Roadside Wildflowers



And so I was on the road once more. Of course, being a long trip, I do like to break things up by stopping to stretch my legs and attend to other things now and again.

This time of year, during these most glorious golden days, there are flowers in bloom everywhere…and I’d be lying if I said I wasn’t tempted to stop and enjoy them all, as my celebration of the Summer Solstice continues!

If I’m to follow my own advice about enjoying the flowers along my path, you know I’m going to have to break up the trip by stopping to enjoy some of these fantastic ornaments that adorn the earth in June.

So here are some of my favorite wildflowers, like this feverfew, only just coming into bloom.

I’m not certain, as it’s been a number of years since I’ve grown any, but this may be catchfly.

I’ll have plenty of rudbeckia blooming in my gardens back home soon enough, but meanwhile, here’s some more.

But I don’t have any of this lovely crown vetch, which was growing in great spreading patches here.


Progress was made, however, and the next time I stopped was in the Berkshires, at a truck rest area I’m fond of because of its close proximity to the railroad tracks.

I found this viney beauty (is it morning glory, moonflower, or just bindweed?) twining its way through some tall reeds alongside the tracks.

And these brilliant yellow fellows, I assume, are some wild form of snapdragon.

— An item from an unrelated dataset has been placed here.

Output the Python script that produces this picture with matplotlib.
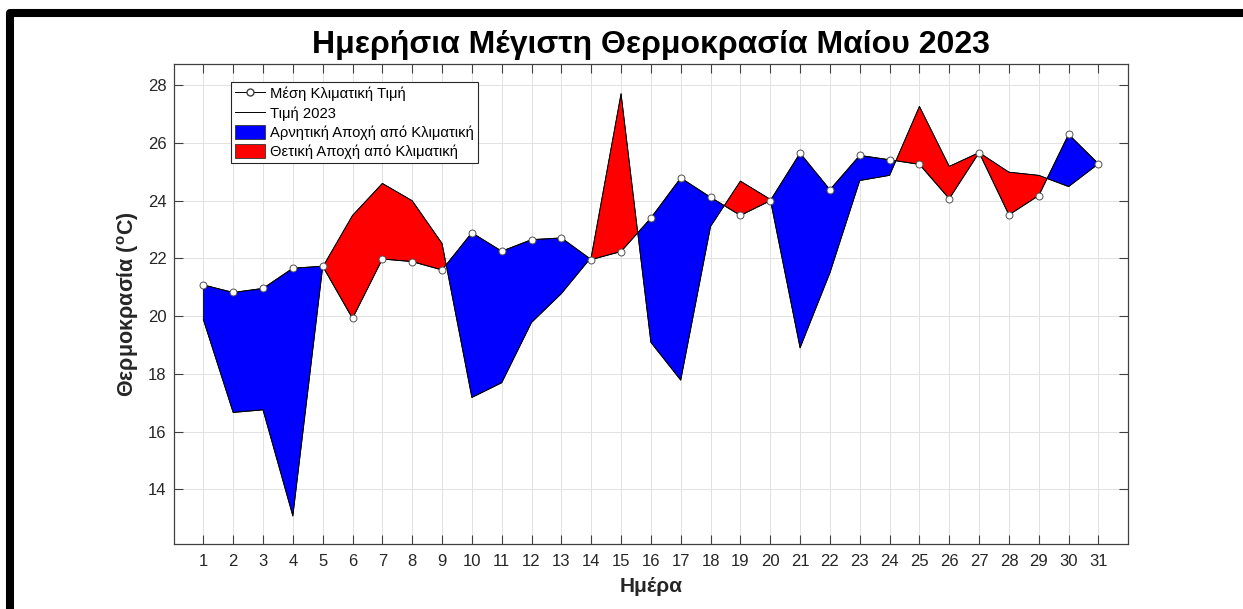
import numpy as np
import matplotlib
matplotlib.use("Agg")
import matplotlib.pyplot as plt
from matplotlib.lines import Line2D
from matplotlib.patches import Patch

days = list(range(1, 32))
climate = [21.08, 20.82, 20.96, 21.66, 21.73, 19.92, 21.98, 21.89, 21.60, 22.89,
           22.25, 22.65, 22.71, 21.96, 22.24, 23.40, 24.79, 24.12, 23.49, 24.00,
           25.65, 24.38, 25.57, 25.42, 25.26, 24.07, 25.67, 23.51, 24.18, 26.30, 25.28]
values_2023 = [19.88, 16.66, 16.75, 13.07, 21.70, 23.49, 24.60, 24.00, 22.52, 17.18,
               17.69, 19.78, 20.78, 22.04, 27.71, 19.09, 17.78, 23.11, 24.68, 24.05,
               18.90, 21.50, 24.70, 24.88, 27.27, 25.19, 25.67, 24.99, 24.88, 24.49, 25.28]
y_ticks = [14, 16, 18, 20, 22, 24, 26, 28]

title = "Ημερήσια Μέγιστη Θερμοκρασία Μαίου 2023"
xlabel = "Ημέρα"
ylabel = r"Θερμοκρασία ($\mathbf{^{o}}$C)"
leg_labels = ["Μέση Κλιματική Τιμή", "Τιμή 2023",
              "Αρνητική Αποχή από Κλιματική", "Θετική Αποχή από Κλιματική"]

plt.rcParams['font.family'] = ['Liberation Sans', 'DejaVu Sans']
plt.rcParams['mathtext.fontset'] = 'custom'
plt.rcParams['mathtext.rm'] = 'Liberation Sans'
plt.rcParams['mathtext.bf'] = 'Liberation Sans:bold'

W, H = 1243, 609
fig = plt.figure(figsize=(W / 100, H / 100), dpi=100)
fig.patch.set_facecolor('white')

ax = fig.add_axes([173.5 / W, 1 - 544 / H, (1128.3 - 173.5) / W, (544 - 64.3) / H])

x = np.array(days, dtype=float)
c = np.array(climate)
v = np.array(values_2023)

ax.fill_between(x, c, v, where=v <= c, interpolate=True, facecolor='#0000ff',
                edgecolor='black', linewidth=0.6, zorder=2)
ax.fill_between(x, c, v, where=v >= c, interpolate=True, facecolor='#ff0000',
                edgecolor='black', linewidth=0.6, zorder=2)
ax.plot(x, v, color='black', linewidth=0.6, zorder=3)
ax.plot(x, c, color='black', linewidth=0.7, marker='o', markersize=5,
        markerfacecolor='white', markeredgecolor='#505050', markeredgewidth=0.7, zorder=4)

ax.set_xlim(0, 32)
ax.set_ylim(12.1, 28.73)
ax.set_xticks(days)
ax.set_yticks(y_ticks)
ax.grid(True, color='#e2e2e2', linewidth=0.7)
ax.set_axisbelow(True)
axc = '#262626'
for s in ax.spines.values():
    s.set_color('#404040')
    s.set_linewidth(0.9)
ax.tick_params(direction='in', length=6.5, width=0.8, color='#404040',
               labelcolor=axc, labelsize=12, top=True, right=True)
ax.tick_params(axis='y', pad=5)
ax.tick_params(axis='x', pad=7)

ax.set_title(title, fontsize=23, fontweight='bold', color='black', pad=8)
ax.set_xlabel(xlabel, fontsize=15, fontweight='bold', color=axc, labelpad=6)
ax.set_ylabel(ylabel, fontsize=15.5, fontweight='bold', color=axc, labelpad=5)

handles = [
    Line2D([], [], color='black', linewidth=0.7, marker='o', markersize=5,
           markerfacecolor='white', markeredgecolor='#404040'),
    Line2D([], [], color='black', linewidth=0.7),
    Patch(facecolor='#0000ff', edgecolor='#333333', linewidth=0.6),
    Patch(facecolor='#ff0000', edgecolor='#333333', linewidth=0.6),
]
leg = ax.legend(handles, leg_labels, loc='upper left',
                bbox_to_anchor=((231 - 173.5) / (1128.3 - 173.5), (544 - 82) / (544 - 64.3)),
                fontsize=10.6, frameon=True, fancybox=False, framealpha=1,
                edgecolor='#262626', handlelength=2.0, handleheight=1.05,
                handletextpad=0.35, labelspacing=0.3, borderpad=0.3,
                borderaxespad=0)
leg.get_frame().set_linewidth(0.8)

# figure frame (black border at top and left)
fig.add_artist(Line2D([10 / W, 10 / W, 1.02], [-0.02, 1 - 13 / H, 1 - 13 / H],
                      transform=fig.transFigure, color='black', linewidth=5.8,
                      solid_joinstyle='round', solid_capstyle='butt'))

fig.savefig('out.png', dpi=100, facecolor='white')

I’ve not had the chance to consult my wildflower book, but the flower heads are so similar, there must be a relation of some sort.

Do you remember what I said the other day about daisies? The world just can’t have too many.


Of course, the Midnight Gardener has a reason for stopping at trackside, as I always like to collect a few of the old, discarded railroad spikes, which crews seem to leave lying in the ballast after replacing the old with new.

If you’ve got a hydrangea which you’d like to see bluer flowers on, or have some rhododendrons which seem to be languishing for their placement close to your home’s foundation (concrete leaches minerals away from soil over time), a few railroad spikes driven into the soil around them will add a long-term source of iron to your soil, encouraging bluer blossoms on one, and general good health for the other. Just a little tip to share.

Of course, I don’t technically condone trespassing on railroad right-of-ways, since it isn’t especially legal. And I do absolutely urge you to exercise good caution (Stop. Look. Listen) when you’re anywhere near the tracks.

And sometimes, if you follow all the rules, in addition to lovely trackside flowers, you might just see a train, as I did when this CSX freight train came rumbling by.




I believe that some of the problems railroads face in our 21st Century society are matters of image. If only they would bring the caboose back, it would be a good step in the right direction. I miss them, and the rear end of freight trains just look naked without them.

Later on, as I made my final approach to the Cape, I reached my camera hand out the window, pointed behind me, and captured the fading light of another summer sunset.